Facebook is now my 3rd largest holding and Altria is my 9th largest holding. Rankings for top holdings are located here.
I’m very bullish on Facebook at these prices. I’ve been waiting a long time for the opportunity to get shares this cheap. Trading at a PEG of only .6 and a forward PE of 18.01! I believe that Facebook is one of the greatest ways to grow a business now. My monthly expenditures on ads on Facebook and Instagram for my own and client’s businesses have continued to grow. Facebook and Google are the best opportunities for lead/sales generation. Increased privacy regulation will only make them stronger as smaller/new entrants will have difficulty keeping up just as tobacco legislation helped Altria remain dominant. I would continue to add to your position if it continues to go down. I’ve bought a few times so far and plan to add more making it one of my largest positions.
I agree with their strategy to pivot towards cannabis and vaping. I think this is very smart considering declining tobacco-based product sales. Their acquisition interests in JUUL and Cronos help with this concern and get them in to two high growth categories related to their market. Altria can use it’s vast distribution network and experience with government regulation to help expand vaping and cannabis products worldwide.
The increased debt to make the purchases is a bit concerning, but necessary to ensure the future of the company. Assuming they get a rate of around 4% on the loan and the cost reduction plan they mention in this release would cover the majority of the interest and a portion of the principal for JUUL. Cronos is relatively small in comparison.
The dividend yield is also great at 6.16%. I really nice income stock to have in your portfolio during a volatile market.
The biggest threats I see to Altria are declining sales of tobacco and increased regulation. There will most likely be more regulation on vaping and as marijuana is legalized it will come come with a heavy load of regulation as well. Also, there is a current proposal to ban methanol. However, concerns over this seem to overblown. Also, Altria is experienced in dealing with government regulation. In fact, I believe government regulation is responsible for their success. The intense regulations of the tobacco industry ensured their dominance for many years and could do the same with vaping and marijuana. I would say that anyone interested in getting exposure to marijuana investing should definitely take a look at Altria to get the exposure with minimal risk.

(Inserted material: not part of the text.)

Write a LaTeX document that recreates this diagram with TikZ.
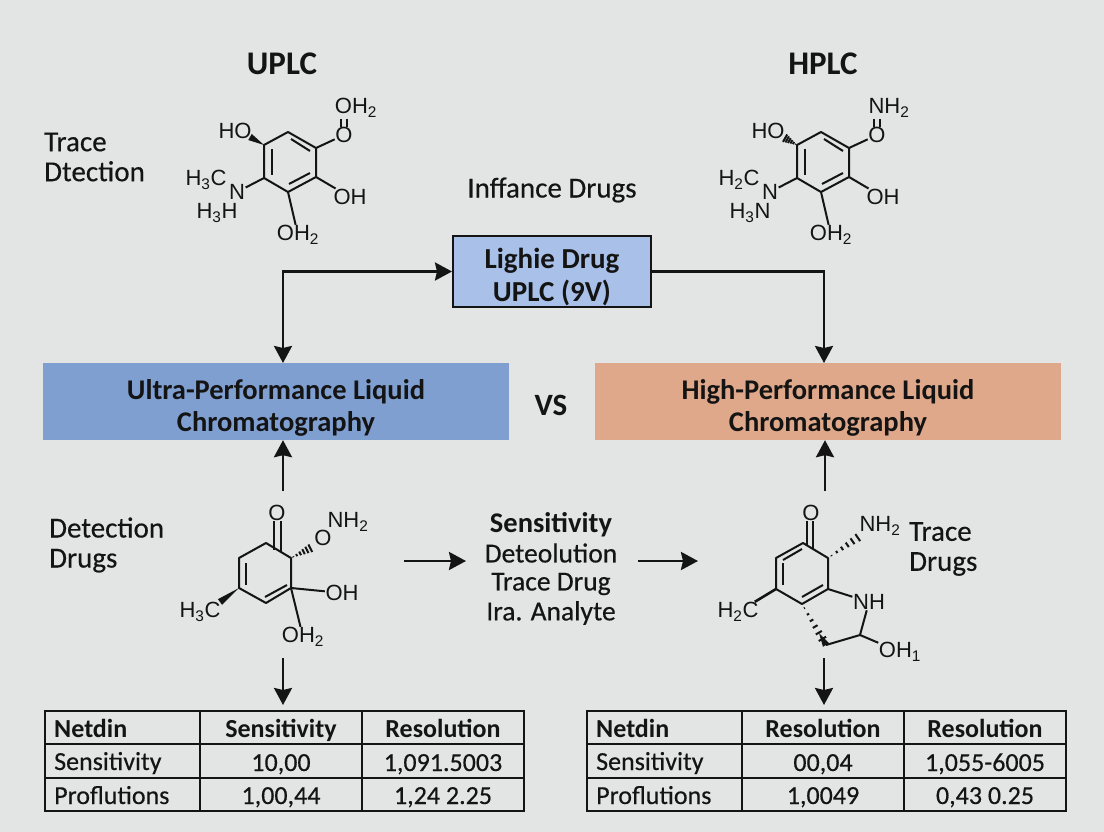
\documentclass[tikz,border=0pt]{standalone}
\usepackage{fontspec}
\setmainfont{Carlito}
\newfontfamily\chemfont{Liberation Sans}
\newfontfamily\medfont[FakeBold=0.4]{Carlito}
\usetikzlibrary{arrows.meta,calc}
\definecolor{paper}{HTML}{E3E4E4}
\definecolor{ink}{HTML}{141414}
\definecolor{bluebar}{HTML}{7F9FD1}
\definecolor{orangebar}{HTML}{E0A88A}
\definecolor{bluecard}{HTML}{A9C1E9}
\tikzset{
  flow/.style={ink,line width=2.6pt},
  grid/.style={ink,line width=2pt},
  bond/.style={ink,line width=2pt},
  atom/.style={inner sep=0.5pt,text=ink,font=\chemfont\fontsize{22}{24}\selectfont},
  heading/.style={inner sep=0pt,text=ink,font=\fontsize{33}{36}\bfseries\selectfont},
  sidetext/.style={inner sep=0pt,anchor=west,align=left,text=ink,font=\medfont\fontsize{29}{30}\selectfont},
  midtext/.style={inner sep=0pt,text=ink,font=\medfont\fontsize{27.5}{30}\selectfont},
  bartext/.style={inner sep=0pt,align=center,text=ink,font=\fontsize{28.5}{32}\bfseries\selectfont},
  rowhead/.style={inner sep=0pt,anchor=base west,text=ink,font=\medfont\fontsize{26}{28}\selectfont},
  colhead/.style={inner sep=0pt,anchor=base,text=ink,font=\fontsize{26}{28}\bfseries\selectfont},
  cell/.style={inner sep=0pt,anchor=base,text=ink,font=\medfont\fontsize{26}{28}\selectfont},
}
\newcommand{\hashbond}[2]{%
  \foreach \t in {0.1,0.25,0.4,0.55,0.7,0.85,1}{
    \draw[bond] ($(#1)!\t!(#2)!\t*5pt!90:(#2)$) -- ($(#1)!\t!(#2)!\t*5pt!-90:(#2)$);
  }}
\newcommand{\solidwedge}[2]{%
  \fill[ink] (#1) -- ($(#2)!3.5pt!90:(#1)$) -- ($(#2)!3.5pt!-90:(#1)$) -- cycle;}
% upper molecules: x shift, prefix, top label, two amine labels, wedge macro
\newcommand{\ringmol}[6]{%
\begin{scope}[shift={(#1,0)},name prefix=#2-]
\coordinate (r1) at (288,132);
\coordinate (r2) at (316,148);
\coordinate (r3) at (316,177);
\coordinate (r4) at (288,192);
\coordinate (r5) at (264,178);
\coordinate (r6) at (264,145);
\draw[bond,line join=round] (r1) -- (r2) -- (r3) -- (r4) -- (r5) -- (r6) -- cycle;
\coordinate (d1) at (272,149);
\coordinate (d2) at (272,175);
\coordinate (d3) at (291,139);
\coordinate (d4) at (310,151);
\coordinate (d5) at (289,184);
\coordinate (d6) at (310,173);
\draw[bond] (d1) -- (d2);
\draw[bond] (d3) -- (d4);
\draw[bond] (d5) -- (d6);
\node[atom] (ho) at (235,131) {HO};
\node[atom] (oa) at (344,135) {O};
\node[atom] (tl) at (356,108) {#3};
\node[atom] (oh) at (350,197) {OH};
\node[atom] (ob) at (298,235) {OH\textsubscript{2}};
\node[atom] (na) at (237,192) {N};
\node[atom] (ca) at (206,180) {#4};
\node[atom] (cb) at (217,213) {#5};
\draw[bond] (r2) -- (oa);
\draw[bond] (r3) -- (oh);
\draw[bond] (r4) -- (ob);
\draw[bond] (r5) -- (na);
\draw[bond] ([xshift=-3pt]oa.north) -- ([xshift=-3pt,yshift=-1pt]tl.south -| oa.north);
\draw[bond] ([xshift=3pt]oa.north) -- ([xshift=3pt,yshift=-1pt]tl.south -| oa.north);
\coordinate (hoend) at (250,137);
#6{r6}{hoend}
\end{scope}}
\newcommand{\drugtable}[7]{%
\begin{scope}[shift={(#1,0)},name prefix=#2-]
\draw[grid] (45,711) rectangle (524,811);
\foreach \xline in {200,362}{\draw[grid] (\xline,711) -- (\xline,811);}
\foreach \yline in {744,778}{\draw[grid] (45,\yline) -- (524,\yline);}
\node[rowhead,font=\fontsize{26}{28}\bfseries\selectfont] (corner) at (54,737) {Netdin};
\node[colhead] (colb) at (281,737) {#3};
\node[colhead] (colc) at (443,737) {Resolution};
\node[rowhead] (rowa) at (54,770) {Sensitivity};
\node[rowhead] (rowb) at (54,804) {Proflutions};
\node[cell] (vala) at (281,771) {#4};
\node[cell] (valb) at (443,771) {#5};
\node[cell] (valc) at (281,804) {#6};
\node[cell] (vald) at (443,804) {#7};
\end{scope}}
\begin{document}
\begin{tikzpicture}[>={Stealth[length=17pt,width=18pt,inset=2pt]},x=1pt,y=-1pt]
\useasboundingbox (0,0) rectangle (1104,832);
\fill[paper] (0,0) rectangle (1104,832);
% titles and side labels
\node[heading] (uplctitle) at (282,64) {UPLC};
\node[heading] (hplctitle) at (823,64) {HPLC};
\node[sidetext] (tracetop) at (44,157) {Trace\\Dtection};
\node[midtext,font=\medfont\fontsize{29}{30}\selectfont] (infance) at (552,190) {Inffance Drugs};
\node[sidetext] (detect) at (49,545) {Detection\\Drugs};
\node[sidetext] (tracelow) at (909,549) {Trace\\Drugs};
% boxes
\node[draw=ink,line width=2pt,fill=bluecard,minimum width=198pt,minimum height=71pt] (drug) at (552,271.5) {};
\node[bartext,font=\fontsize{29}{33}\bfseries\selectfont] (drugtext) at (552,277) {Lighie Drug\\UPLC (9V)};
\node[fill=bluebar,minimum width=466pt,minimum height=77pt] (uplcbar) at (276,401.5) {};
\node[bartext] (uplctext) at (276,407.5) {Ultra-Performance Liquid\\Chromatography};
\node[fill=orangebar,minimum width=466pt,minimum height=77pt] (hplcbar) at (828,401.5) {};
\node[bartext] (hplctext) at (828,407.5) {High-Performance Liquid\\Chromatography};
\node[heading,font=\fontsize{31}{34}\bfseries\selectfont] (vs) at (551,405) {VS};
% middle column
\node[midtext,font=\fontsize{28.5}{30}\bfseries\selectfont] (sens) at (551,525) {Sensitivity};
\node[midtext] (deteo) at (551,553) {Deteolution};
\node[midtext] (tdrug) at (551,584) {Trace Drug};
\node[midtext] (analyte) at (551,613) {Ira. Analyte};
% arrows
\coordinate (uplcin) at (283,363);
\coordinate (hplcin) at (824,363);
\draw[flow,<->] (drug.west) -| (uplcin);
\draw[flow,->] (drug.east) -| (hplcin);
\coordinate (uplcup) at (283,491);
\coordinate (hplcup) at (825,491);
\draw[flow,->] (uplcup) -- (uplcup |- uplcbar.south);
\draw[flow,->] (hplcup) -- (hplcup |- hplcbar.south);
\coordinate (lefta) at (404,561);
\coordinate (leftb) at (466,561);
\coordinate (righta) at (638,561);
\coordinate (rightb) at (698,561);
\draw[flow,->] (lefta) -- (leftb);
\draw[flow,->] (righta) -- (rightb);
\coordinate (uplcdown) at (283,658);
\coordinate (uplctab) at (283,705);
\coordinate (hplcdown) at (824,658);
\coordinate (hplctab) at (824,705);
\draw[flow,->] (uplcdown) -- (uplctab);
\draw[flow,->] (hplcdown) -- (hplctab);
% upper molecules
\ringmol{0}{ua}{OH\textsubscript{2}}{H\textsubscript{3}C}{H\textsubscript{3}H}{\solidwedge}
\ringmol{533}{ha}{NH\textsubscript{2}}{H\textsubscript{2}C}{H\textsubscript{3}N}{\hashbond}
% lower left molecule
\coordinate (a1) at (266,543);
\coordinate (a2) at (239,558);
\coordinate (a3) at (239,588);
\coordinate (a4) at (266,603);
\coordinate (a5) at (291,588);
\coordinate (a6) at (291,558);
\draw[bond,line join=round] (a1) -- (a2) -- (a3) -- (a4) -- (a5) -- (a6) -- cycle;
\coordinate (a7) at (246,563);
\coordinate (a8) at (246,585);
\coordinate (a9) at (265,597);
\coordinate (a10) at (287,585);
\draw[bond] (a7) -- (a8);
\draw[bond] (a9) -- (a10);
\node[atom] (ao) at (277,513) {O};
\node[atom] (aob) at (323,538) {O};
\node[atom] (anh) at (348,522) {NH\textsubscript{2}};
\node[atom] (aoh) at (342,593) {OH};
\node[atom] (aoc) at (303,637) {OH\textsubscript{2}};
\node[atom] (ach) at (200,612) {H\textsubscript{3}C};
\coordinate (acl) at (274,550);
\coordinate (acr) at (281,552);
\draw[bond] (acl) -- (acl |- ao.south);
\draw[bond] (acr) -- (acr |- ao.south);
\draw[bond] (a5) -- (aoh);
\draw[bond] (a5) -- (aoc);
\hashbond{a6}{aob.south west}
\coordinate (awedge) at (220,602);
\solidwedge{a3}{awedge}
% lower right molecule
\coordinate (b1) at (803,543);
\coordinate (b2) at (776,558);
\coordinate (b3) at (776,589);
\coordinate (b4) at (802,604);
\coordinate (b5) at (828,589);
\coordinate (b6) at (828,558);
\draw[bond,line join=round] (b1) -- (b2) -- (b3) -- (b4) -- (b5) -- (b6) -- cycle;
\coordinate (b7) at (783,563);
\coordinate (b8) at (783,585);
\coordinate (b9) at (783,560);
\coordinate (b10) at (802,549);
\coordinate (b11) at (802,597);
\coordinate (b12) at (823,585);
\draw[bond] (b7) -- (b8);
\draw[bond] (b9) -- (b10);
\draw[bond] (b11) -- (b12);
\node[atom] (bo) at (811,513) {O};
\node[atom] (bnh) at (880,526) {NH\textsubscript{2}};
\node[atom] (bnr) at (869,602) {NH};
\node[atom] (boh) at (900,652) {OH\textsubscript{1}};
\node[atom] (bch) at (738,612) {H\textsubscript{2}C};
\coordinate (bcl) at (807,546);
\coordinate (bcr) at (813,549);
\draw[bond] (bcl) -- (bcl |- bo.south);
\draw[bond] (bcr) -- (bcr |- bo.south);
\coordinate (bhash) at (863,534);
\hashbond{b6}{bhash}
\draw[bond] (b5) -- (bnr);
\coordinate (bfoot) at (826,645);
\coordinate (bknee) at (860,635);
\coordinate (bblob) at (819,633);
\hashbond{b4}{bfoot}
\solidwedge{bblob}{bfoot}
\draw[bond] (bfoot) -- (bknee);
\draw[bond] (bnr) -- (bknee);
\draw[bond] (bknee) -- (boh);
\draw[flow] (b3) -- (bch);
% tables
\drugtable{0}{ut}{Sensitivity}{10,00}{1,091.5003}{1,00,44}{1,24 2.25}
\drugtable{542}{ht}{Resolution}{00,04}{1,055-6005}{1,0049}{0,43 0.25}
\end{tikzpicture}
\end{document}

Here is my previous analysis on all three:
With the Dow, Nasdaq and S&P 500 all hitting new highs on a regular basis, I’m starting to get more defensive in my investing.
While my goal is to always seek out the best investments at the lowest cost, when the market begins to look like it could be peaking and getting ready for a fall I want companies that will most likely survive the fall with little damage or may even thrive in a market pullback or even a recession.
Usually, these kinds are companies are diversified conglomerates and consumer staples such as Johnson and Johnson, Pepsi, Altria, Kraft, or GE as no matter what happens to the economy people will continue to eat and buy the everyday necessities that these companies provide. Also, these kinds of companies have much global exposure, so if things are bad here in the US, their international operations will pick up the slack.
However, there has been one company that I’ve always considered, but never pulled the trigger to buy and now it just feels right and that company is Berkshire Hathaway, the company run by billionaire investor, Warren Buffett. Not only is Berkshire Hathaway a diversified conglomerate, but it has interests in many consumer staples. There are also many other reasons to like Bershire Hathaway. Here are a few…
The negative about Berkshire for a lot of people is that the actual cost per share is quite high. Berkshire Hathaway Class A shares go for $108,351.00 and Class B shares go for $3,604.30. Buffett has chosen to not split the shares because he wanted real investors to own share, not traders.
This also helps keep the price stable. He did introduce the Class B shares a while back which does make it more affordable. The only real difference between the two is that Class B shares don’t have voting rights and Class A shares can be converted in 30 Class B shares, but not the other way around. This keeps the price ratio 1/30 most of the time.
There are other companies that are similar, where the CEO runs the company in a similar manner as Buffett runs Berkshire. These are Sears Holdings, Leucadia National Corp, and Markel. All three have well known investors running the company that seek to increase revenue’s by reinvesting excess revenue generated by the core businesses. They also invest in a similiar fashion as Warren Buffett and seek to emulate Berkshire in various ways and their prices per share a lower than Berkshire.
I currently have all three on my watch list and am waiting for a good entry point.
Full Disclosure: I own shares of Pepsico, Altria, Kraft and most recently I initiated a position in Berkshire Hathaway (Class B shares). Also, I am a Geico customer, which is fully-owned by Berkshire Hathaway.